Lower prices for metal ores, concentrates and scrap (-8.2%), which posted their largest decline since March 2014, also contributed to the year-over-year decline of the RMPI.
Note to readers
With each release, data for the previous six months may have been revised. The indexes are not seasonally adjusted.
The Industrial Product Price Index reflects the prices that producers in Canada receive as the goods leave the plant gate. It does not reflect what the consumer pays. Unlike the Consumer Price Index, the IPPI excludes indirect taxes and all the costs that occur between the time a good leaves the plant and the time the final user takes possession of it, including the transportation, wholesale and retail costs.

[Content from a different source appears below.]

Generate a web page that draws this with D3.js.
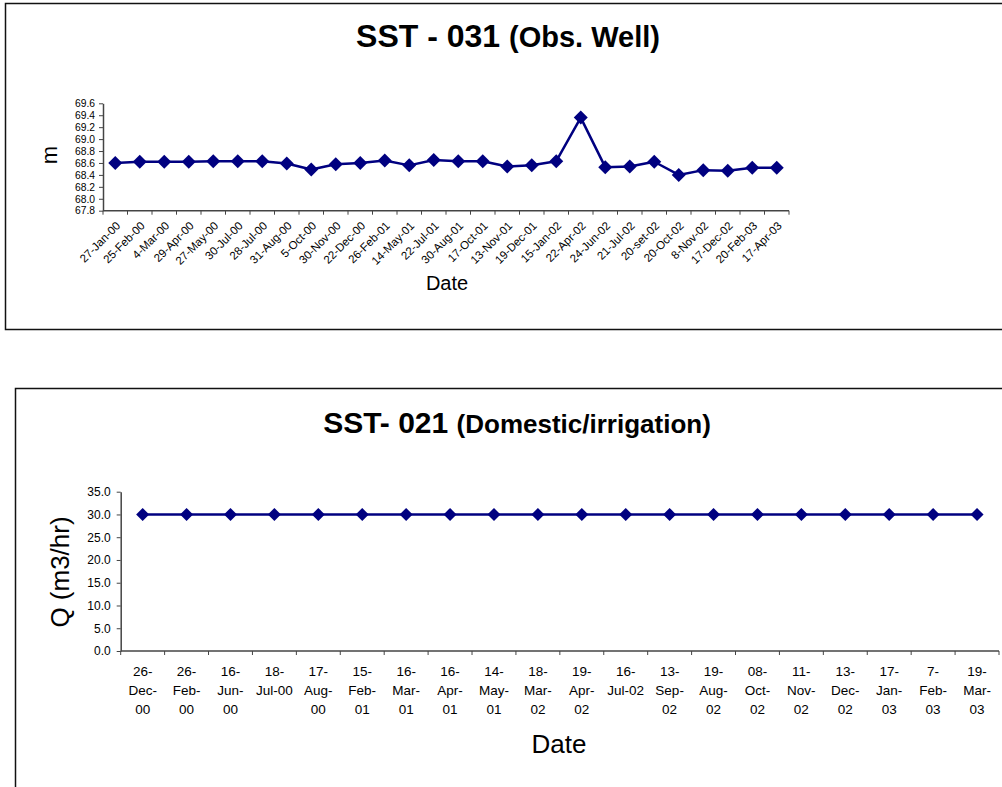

Canadian producers export many goods. They often indicate their prices in foreign currencies, especially in US dollars, which are then converted into Canadian dollars. In particular, this is the case for motor vehicles, pulp, paper and wood products. Therefore, a rise or fall in the value of the Canadian dollar against its US counterpart affects the IPPI. However, the conversion into Canadian dollars only reflects how respondents provide their prices. This is not a measure that takes the full effect of exchange rates into account.
The conversion of prices received in US dollars is based on the average monthly exchange rate (noon spot rate) established by the Bank of Canada, and it is available on CANSIM in table 176-0064 (series v37426). Monthly and annual variations in the exchange rate, as described in the release, are calculated according to the indirect quotation of the exchange rate (for example, CAN$1 = US$X).
The Raw Materials Price Index reflects the prices paid by Canadian manufacturers for key raw materials. Many of those prices are set on the world market. However, as few prices are denominated in foreign currencies, their conversion into Canadian dollars has only a minor effect on the calculation of the RMPI.
Real-time CANSIM tables
The industrial product and raw materials price indexes for September will be released on October 29.